Billy takes feminism overboard in this piece. It does piss me off! We should stop this vogue of making men unjustifiably cruel in literature. This is the kind of literature that preys on the common for some misplaced gender right. We are never informed of what happens to Jimmy’s father, why he leaves Jimmy and his mother. We do not know what he does or does not do. All the reader knows is that he is the devil and the cause for the broken home. The author does not tell you this directly though, but the manner Jimmy’s father is mentioned in the stories makes you assumes as much. When a man leaves his home and child, he is always the devil and the women a saint in her singlehood (as she finds life afterwards in all manner). Just make men the devils anyhow and female characters in our literature are instant heroines. Rubbish.

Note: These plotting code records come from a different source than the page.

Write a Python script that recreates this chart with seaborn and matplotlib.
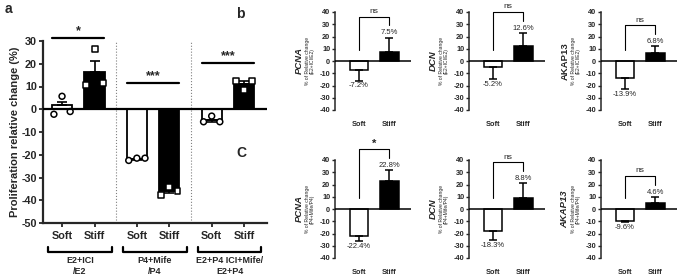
import numpy as np
import pandas as pd
import matplotlib
matplotlib.use('Agg')
import matplotlib.pyplot as plt
import matplotlib.transforms as mtransforms
import seaborn as sns

# ---- panel a data ----
groups = ['E2+ICI\n/E2', 'P4+Mife\n/P4', 'E2+P4 ICI+Mife/\nE2+P4']
stiffness = ['Soft', 'Stiff']
a_means = [1.8, 16.3, -21.8, -35.8, -4.7, 11.2]
a_sem = [1.3, 5.0, 0.4, 1.0, 0.8, 1.3]
a_points = [[-2.2, 5.7, -1.0], [10.8, 26.5, 11.5],
            [-22.5, -21.5, -21.5], [-37.5, -34.0, -35.8],
            [-5.5, -3.0, -5.5], [12.5, 8.5, 12.5]]
a_sig = ['*', '***', '***']
a_sig_y = [31.3, 11.5, 20.2]

# ---- panels b / c data ----
genes = ['PCNA', 'DCN', 'AKAP13']
b_means = [[-7.2, 7.5], [-5.2, 12.6], [-13.9, 6.8]]
b_err = [[8.8, 11.5], [9.3, 10.4], [9.1, 5.2]]
b_sig = ['ns', 'ns', 'ns']
c_means = [[-22.4, 22.8], [-18.3, 8.8], [-9.6, 4.6]]
c_err = [[4.1, 9.2], [7.2, 12.2], [1.4, 5.4]]
c_sig = ['*', 'ns', 'ns']

sns.set_style('ticks')
plt.rcParams['font.family'] = ['Liberation Sans', 'DejaVu Sans']
plt.rcParams['axes.unicode_minus'] = False

fig = plt.figure(figsize=(6.77, 2.8), dpi=100)

# ---------------- panel a ----------------
pos = [0, 1, 2.3, 3.3, 4.6, 5.6]
df_a = pd.DataFrame({'x': pos, 'y': a_means, 'stiff': stiffness * 3})
ax = fig.add_axes([43/677, 1-223/280, 224/677, 182/280])
sns.barplot(data=df_a, x='x', y='y', hue='stiff', native_scale=True,
            palette={'Soft': 'white', 'Stiff': 'black'}, edgecolor='black',
            linewidth=1.3, width=0.62, errorbar=None, legend=False, ax=ax)
lo = [e if m < 0 else 0 for m, e in zip(a_means, a_sem)]
hi = [e if m >= 0 else 0 for m, e in zip(a_means, a_sem)]
ax.errorbar(pos, a_means, yerr=[lo, hi], fmt='none', ecolor='black',
            elinewidth=1.2, capsize=3.5, capthick=1.2, zorder=3)

offs = [-0.25, 0, 0.25]
rows = []
for i, pts in enumerate(a_points):
    for j, v in enumerate(pts):
        rows.append({'x': pos[i] + offs[j], 'y': v, 'stiff': stiffness[i % 2]})
df_pts = pd.DataFrame(rows)
sns.scatterplot(data=df_pts, x='x', y='y', style='stiff',
                markers={'Soft': 'o', 'Stiff': 's'}, color='white',
                edgecolor='black', linewidth=1.1, s=18, legend=False,
                zorder=4, ax=ax)

ax.axhline(0, color='black', lw=1.6, zorder=5)
ax.set_xlim(-0.585, 6.3)
ax.set_ylim(-50, 30)
ax.set_yticks(np.arange(-50, 31, 10))
ax.set_xticks(pos)
ax.set_xticklabels(stiffness * 3, fontsize=7.8, fontweight='bold')
for t in ax.get_yticklabels():
    t.set_fontweight('bold')
ax.tick_params(axis='y', labelsize=7.8, width=1.3, length=3, pad=1.5)
ax.tick_params(axis='x', width=1.3, length=3, pad=3)
ax.set_xlabel('')
ax.set_ylabel('Proliferation relative change (%)', fontsize=8,
              fontweight='bold', labelpad=1)
for s in ['left', 'bottom']:
    ax.spines[s].set_linewidth(1.6)
sns.despine(ax=ax)

for xs in [1.65, 3.95]:
    ax.plot([xs, xs], [-50, 30], color='gray', ls=':', lw=0.8)

trans = mtransforms.blended_transform_factory(ax.transData, ax.transAxes)
for g in range(3):
    xs, xt = pos[2*g], pos[2*g+1]
    ax.plot([xs - 0.3, xt + 0.3], [a_sig_y[g]] * 2, color='black', lw=1.6,
            clip_on=False)
    ax.text((xs + xt) / 2, a_sig_y[g] + 0.5, a_sig[g], ha='center',
            va='bottom', fontsize=9, fontweight='bold')
    ax.plot([xs - 0.43, xs - 0.43, xt + 0.53, xt + 0.53],
            [-0.13, -0.16, -0.16, -0.13], color='black', lw=1.6,
            transform=trans, clip_on=False)
    ax.text((xs + xt) / 2 + 0.05, -0.235, groups[g], ha='center',
            va='center', fontsize=6.5, fontweight='bold', transform=trans,
            linespacing=1.3)

fig.text(5/677, 1-9/280, 'a', fontsize=10, fontweight='bold', va='center')

# ---------------- panels b / c ----------------
lefts = [335, 469, 601]
rows_y = [(12, 110), (160, 258)]
subs = ['(E2+ICI/E2)', '(P4+Mife/P4)']
all_means = [b_means, c_means]
all_err = [b_err, c_err]
all_sig = [b_sig, c_sig]

for r in range(2):
    top, bot = rows_y[r]
    for k in range(3):
        axs = fig.add_axes([lefts[k]/677, 1-bot/280, 76/677, (bot-top)/280])
        means = all_means[r][k]
        errs = all_err[r][k]
        d = pd.DataFrame({'cond': stiffness, 'val': means})
        sns.barplot(data=d, x='cond', y='val', hue='cond',
                    palette={'Soft': 'white', 'Stiff': 'black'},
                    edgecolor='black', linewidth=1.1, width=0.63,
                    errorbar=None, legend=False, ax=axs)
        lo = [e if m < 0 else 0 for m, e in zip(means, errs)]
        hi = [e if m >= 0 else 0 for m, e in zip(means, errs)]
        axs.errorbar([0, 1], means, yerr=[lo, hi], fmt='none', ecolor='black',
                     elinewidth=1.1, capsize=3, capthick=1.1, zorder=3)
        axs.axhline(0, color='black', lw=1.1, zorder=5)
        for i, (m, e) in enumerate(zip(means, errs)):
            if m < 0:
                axs.text(i, m - e - 1.5, f'{m:.1f}%', ha='center', va='top',
                         fontsize=5.5)
            else:
                axs.text(i, m + e + 1, f'{m:.1f}%', ha='center',
                         va='bottom', fontsize=5.5)
        # significance bracket
        rb = means[1] + errs[1] + 10
        tp = rb + 7
        axs.plot([0, 0, 1, 1], [9, tp, tp, rb], color='black', lw=0.8,
                 clip_on=False)
        sig = all_sig[r][k]
        if sig == '*':
            axs.text(0.5, tp + 0.5, sig, ha='center', va='bottom',
                     fontsize=8, fontweight='bold')
        else:
            axs.text(0.5, tp + 1.5, sig, ha='center', va='bottom',
                     fontsize=6)
        axs.set_xlim(-0.8, 1.73)
        axs.set_ylim(-40, 40)
        axs.set_yticks(np.arange(-40, 41, 10))
        axs.set_xlabel('')
        axs.set_ylabel('')
        axs.tick_params(axis='y', labelsize=5.3, width=1, length=2.5, pad=1)
        axs.tick_params(axis='x', labelsize=5.3, length=0, pad=8)
        for t in axs.get_yticklabels() + axs.get_xticklabels():
            t.set_fontweight('bold')
        sns.despine(ax=axs, bottom=True)
        axs.spines['left'].set_linewidth(1.1)
        italic = not (r == 0 and k == 2)
        axs.text(-36/76, 0.5, genes[k], rotation=90, ha='center',
                 va='center', fontsize=6.8, fontweight='bold',
                 style='italic' if italic else 'normal',
                 transform=axs.transAxes)
        axs.text(-28/76, 0.5, '% of Relative change', rotation=90,
                 ha='center', va='center', fontsize=3.6,
                 transform=axs.transAxes)
        axs.text(-23/76, 0.5, subs[r], rotation=90, ha='center',
                 va='center', fontsize=3.6, transform=axs.transAxes)

fig.text(236/677, 1-14/280, 'b', fontsize=10, fontweight='bold', va='center')
fig.text(236/677, 1-153/280, 'C', fontsize=10, fontweight='bold', va='center')

fig.savefig('out.png', dpi=100)
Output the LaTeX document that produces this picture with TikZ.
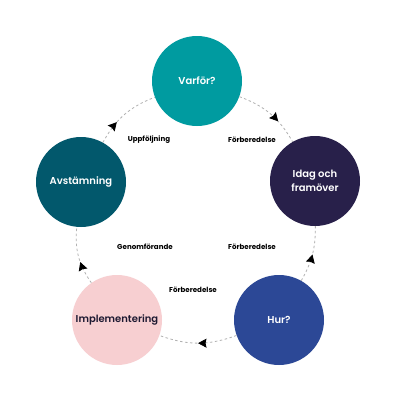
\documentclass[tikz,border=0pt]{standalone}
\usepackage{fontspec}
\setmainfont{Poppins}[BoldFont={Poppins SemiBold}]
\newfontfamily\lblfont{Poppins Bold}
\usetikzlibrary{arrows.meta,decorations.markings}
\definecolor{cTeal}{RGB}{0,155,160}
\definecolor{cPetrol}{RGB}{2,88,108}
\definecolor{cNavy}{RGB}{40,32,74}
\definecolor{cBlue}{RGB}{44,72,150}
\definecolor{cPink}{RGB}{247,207,209}
\definecolor{cInk}{RGB}{30,26,50}
\begin{document}
\begin{tikzpicture}[x=1pt,y=-1pt,
  stage/.style={circle,minimum size=90pt,inner sep=0pt,text=white,font=\bfseries\fontsize{10}{13.5}\selectfont,align=center},
  lbl/.style={font=\lblfont\fontsize{7.1}{8}\selectfont,text=black},
  flow/.style={draw=gray!60,dash pattern=on 2.5pt off 2.5pt,line width=0.8pt,postaction={decorate},
    decoration={markings,mark=at position #1 with {\arrow[black,solid]{Stealth[length=8.5pt,width=9pt,inset=1pt]}}}}]
\useasboundingbox (0,0) rectangle (400,400);
\fill[white] (0,0) rectangle (400,400);
\node[stage,fill=cTeal] (varfor) at (197,81) {Varför?};
\node[stage,fill=cNavy] (idag) at (315,181) {Idag och\\framöver};
\node[stage,fill=cBlue] (hur) at (279,320) {Hur?};
\node[stage,fill=cPink,text=cInk] (impl) at (117,320) {Implementering};
\node[stage,fill=cPetrol] (avst) at (81,182) {Avstämning};
\draw[flow=0.65] (varfor) to[bend left=20] (idag);
\draw[flow=0.5] (hur) to[bend right=15] (idag);
\draw[flow=0.5] (hur) to[bend left=20] (impl);
\draw[flow=0.4] (impl) to[bend left=20] (avst);
\draw[flow=0.35] (avst) to[bend left=20] (varfor);
\node[lbl] (l1) at (149,140) {Uppföljning};
\node[lbl] (l2) at (252,140) {Förberedelse};
\node[lbl] (l3) at (145,247) {Genomförande};
\node[lbl] (l4) at (252,247) {Förberedelse};
\node[lbl] (l5) at (193,290) {Förberedelse};
\end{tikzpicture}
\end{document}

 “When Jimmy was twelve his father left them, and Jimmy began to come on his own, except for the year he had been in and out of hospital.” (pg. 1)
Why did he leave? Billy will not tell you. Billy will again tell you he left:

“Jimmy knew all about these children – had lived among them, and become one of them after his father had left and his mother had taken them to her parents’ in Kerugoya for six months.” (pg. 3)
And then the father will be called names:

 “‘What are rabbits anyway? Your father is a rabbit. Always up in some hole.’” (pg. 4)
The question for his leaving is still unanswered:

“ ‘You know, when your father left I thought that we would just die, but look at us now.’” (pg. 4)
And Jimmy’s mother is made a heroine:

She would smear on her lipstick and flounce out of the apartment to meet a new man friend. (I’ve no time for boys. I need a man. James, will you be my man? Protect me.)(pg. 4)

“The Intervention” by Tendai Huchu

This interestingly blends a large scale political turbulence with a trivial emotional issue. In this story, the characters are distanced victims of what is happening in their country. This is one piece that almost articulates the drivel and dribble of the exiled. It shows the hypocrisy of opinionated immigrants even as they are ensconced elsewhere away from where it burns. It is easy to wax rhetoric when you are removed off the heat.  For a long time, exile will always be better than home for third world immigrants. They might only say otherwise to constantly always remind themselves; that they have homes, that their exile is not total. But really, the exile is total.

Z will hope the opposition party wins the election here:

 “ ‘Change is coming to Zimbabwe,’ Z said.
‘It’s been a long time coming,’ said the blazo.
‘As soon as our victory is confirmed, I’m packing my bags, leaving this goddamn country and going home,’ Z went on.” (pg. 8)
But when something else happens, his hypocrisy is magnified:

The results were out. The Party had won. The Party had won. The Party had won. The Party had. The Party? I saw a joyful smile mixed in with relief on Z’s face, because the Party’s win was a victory for him too. He had an asylum claim pending with the Home Office and if the Opposition had won, he’d have been screwed. He quickly mastered himself and frowned, now wearing a new look, a cross between sorrow and anger. (pg. 8)

Does anyone understand the dumb poetic outburst of Samba here in the story?:

“The children of Africa cry
When they should be laughing
Can you hear them, can you hear them.
Will you help them, will you help them.
The land of the fat hippopotamus
The home of the mighty Zambezi
The mystical ancestors
The wide African skies
The children of Africa cry
Waa-waa-waa” (pg. 9)

Just what is the significance of that anyway? And don’t tell me it is a mark of some resignation. There are several other ways that could be achieved.

This year’s stories are mixed for me. They all have what you will like them for and otherwise.